When integrating by parts, at what point does the constant come in?
The rule has always been like this:
$$ \int u\,dv = uv - \int v\,du $$
The explanation is that this the "reversal" of the product rule:
$$ d(uv) = u\,dv + v\,du $$
But if that is the case, shouldn't a $C$ appear when you integrate both sides?
$$ uv = \int u\,dv + \int v\,du + C \quad ? $$
I've been told to just ignore the $C$ because it will appear in the final integral anyway, like this:
$$ \begin{align*} \int xe^x\,dx &= xe^x - \int e^x\, dx \\ &= xe^x - e^x + C \end{align*} $$
Fine. But what happens when integrating by parts results in the exact same integral as the original?
Like this, first no $C$:
$$ \begin{align*} \int e^x \sin x \, dx &= e^x \sin x - \int e^x \cos x \, dx \\ &= e^x \sin x - \left( e^x \cos x + \int e^x \sin x \, dx \right) \end{align*}$$
Then out of nowhere, a $C$ appears:
$$ \begin{align} 2\int e^x \sin x \, dx &= e^x \sin x - e^x \cos x + C \\ \int e^x \sin x \, dx &= \frac{1}{2} e^x \sin x - \frac{1}{2} e^x \cos x + C \end{align} $$
We know the final result has to contain a $C$, but where does it come from?
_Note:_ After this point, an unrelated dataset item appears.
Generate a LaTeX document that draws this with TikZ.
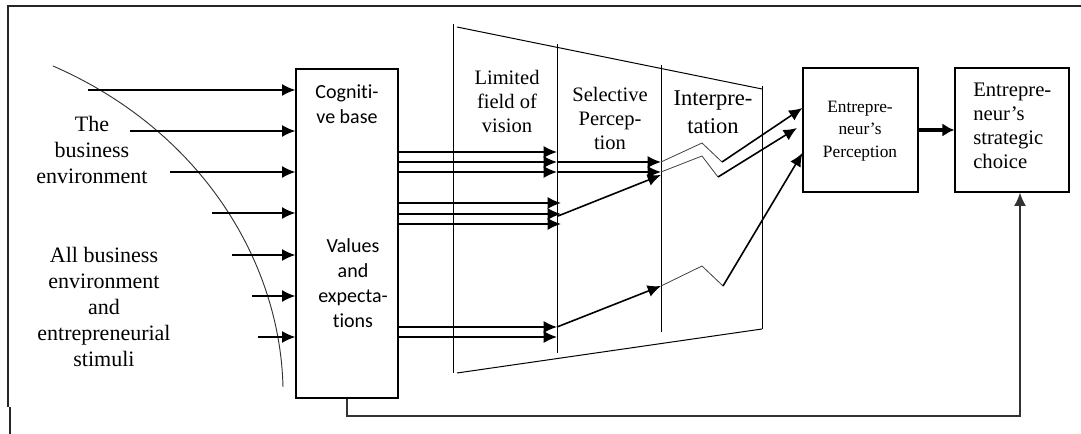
\documentclass[tikz,border=0pt]{standalone}
\usepackage{fontspec}
\setmainfont{Liberation Serif}
\newfontfamily\calfont[Ligatures=NoCommon]{Carlito}
\usetikzlibrary{arrows.meta}
\begin{document}
\begin{tikzpicture}[x=0.75pt,y=-0.75pt,
  arr/.style={-{Latex[length=10pt,width=9pt]}, line width=1.2pt},
  bigarr/.style={-{Latex[length=9pt,width=10pt]}, line width=3pt},
  zig/.style={line width=0.6pt, draw=black!75},
  box/.style={draw, line width=0.9pt, inner sep=0pt},
  frame/.style={line width=0.9pt, draw=black!85},
  trap/.style={line width=0.75pt},
  lbl/.style={align=center, inner sep=0pt}]
\useasboundingbox (0,0) rectangle (1081,434);

% frame
\draw[frame] (8,407) -- (8,6) -- (1081,6);
\draw[frame] (10,407) -- (10,434);

% boxes
\node[box, minimum width=76.5pt, minimum height=246.75pt] (cog) at (347,233.5) {};
\node[box, minimum width=86.25pt, minimum height=93pt] (perc) at (860.5,130) {};
\node[box, minimum width=85.5pt, minimum height=93pt] (strat) at (1012,130) {};

% texts
\node[lbl, font=\calfont\fontsize{15}{18.75}\selectfont] (cogt) at (347,104.5) {Cogniti-\\ve base};
\node[lbl, font=\calfont\fontsize{15}{18.75}\selectfont] (valt) at (353,283.5) {Values\\and\\expecta-\\tions};
\node[lbl, font=\fontsize{16.5}{19.5}\selectfont] (env) at (92,150) {The\\business\\environment};
\node[lbl, font=\fontsize{16.5}{19.5}\selectfont] (stim) at (104,307) {All business\\environment\\and\\entrepreneurial\\stimuli};
\node[lbl, font=\fontsize{15.4}{18}\selectfont] (lim) at (507,101) {Limited\\field of\\vision};
\node[lbl, font=\fontsize{15.4}{18}\selectfont] (sel) at (610,118) {Selective\\Percep-\\tion};
\node[lbl, font=\fontsize{16.9}{21}\selectfont] (int) at (713,112) {Interpre-\\tation};
\node[lbl, font=\fontsize{13}{17}\selectfont] (perct) at (860,131) {Entrepre-\\neur’s\\Perception};
\node[lbl, align=left, anchor=west, font=\fontsize{15.5}{18}\selectfont] (stratt) at (973,126) {Entrepre-\\neur’s\\strategic\\choice};

% boundary curve
\draw[line width=0.7pt, draw=black!80] (53,66) .. controls (200,130) and (280,260) .. (283,387);

% perception filter (trapezoid)
\coordinate (v1t) at (453,24);  \coordinate (v1b) at (453,373);
\coordinate (v2t) at (557,44);  \coordinate (v2b) at (557,353);
\coordinate (v3t) at (661,65);  \coordinate (v3b) at (661,332);
\coordinate (v4t) at (762,86);  \coordinate (v4b) at (762,329);
\draw[trap] (v1t) -- (v1b);
\draw[trap] (v2t) -- (v2b);
\draw[trap] (v3t) -- (v3b);
\draw[trap] (v4t) -- (v4b);
\draw[trap] (457,27) -- (762,89);
\draw[trap] (457,373) -- (v4b);

% stimuli into cognitive base
\foreach \sx/\y [count=\i] in {88/90,130/131,170/172,212/213,232/255,252/296,258/337}{
  \coordinate (in\i) at (\sx,\y);
  \draw[arr] (in\i) -- (in\i -| cog.west);
}

% cognitive base to limited field
\foreach \y in {152,162,172,327,337}{
  \draw[arr] (cog.east |- 0,\y) -- (v2t |- 0,\y);
}
\foreach \y in {203,214,224}{
  \draw[arr] (cog.east |- 0,\y) -- (561,\y);
}

% selective perception
\coordinate (a1) at (557,162); \coordinate (b1) at (661,162);
\coordinate (a2) at (557,172); \coordinate (b2) at (661,172);
\coordinate (a3) at (558,216); \coordinate (b3) at (661,175);
\coordinate (a4) at (557,327); \coordinate (b4) at (661,286);
\draw[arr] (a1) -- (b1);
\draw[arr] (a2) -- (b2);
\draw[arr] (a3) -- (b3);
\draw[arr] (a4) -- (b4);

% interpretation zigzags
\coordinate (p1) at (702,143); \coordinate (q1) at (722,162);
\coordinate (p2) at (702,156); \coordinate (q2) at (718,177);
\coordinate (p3) at (702,266); \coordinate (q3) at (723,286);
\draw[zig] (b1) -- (p1) -- (q1);
\draw[zig] (b2) -- (p2) -- (q2);
\draw[zig] (b4) -- (p3) -- (q3);
\draw[arr] (q1) -- (perc.west |- 0,108);
\draw[arr] (q2) -- (797,128);
\draw[arr] (q3) -- (perc.west |- 0,153);

% perception to strategic choice
\draw[bigarr] (perc.east) -- (strat.west);

% feedback
\coordinate (fb) at (1020,416);
\draw[arr, draw=black!80] (cog.south) |- (fb) -- (fb |- strat.south);
\end{tikzpicture}
\end{document}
No integral is being evaluated here, all we did was move the integral from the right to the left.
This is one thing that I think is not being properly taught.
Here's one way to think about it: we reach this step: $$ \int e^x \sin x \, dx = e^x \sin x - e^x \cos x - \int e^x \sin x \, dx $$ And for our next step, we'd like to add $\int e^x \sin x \, dx$ on both sides, so we do. $$ \int e^x \sin x \, dx + \int e^x \sin x \, dx = e^x \sin x - e^x \cos x - \int e^x \sin x \, dx + \int e^x \sin x \, dx \\ \int [e^x \sin x + e^x \sin x] \, dx = e^x \sin x - e^x \cos x + \int [e^x \sin x - e^x \sin x] \, dx \\ \int 2[e^x \sin x] \, dx = e^x \sin x - e^x \cos x + \int 0\, dx \\ 2\int e^x \sin x \, dx = e^x \sin x - e^x \cos x + C $$ The intuition is that when we take the antiderivative twice in the same equation, we don't guarantee that the result is the same each time. So, the equation $$ \int e^x \sin x \, dx = e^x \sin x - e^x \cos x - \int e^x \sin x \, dx $$ Is really something to the effect of $$ F(x) + C_1 = e^x \sin x - e^x \cos x - [F(x) + C_2] $$ Where $F$ is some antiderivative of $e^x \sin x$.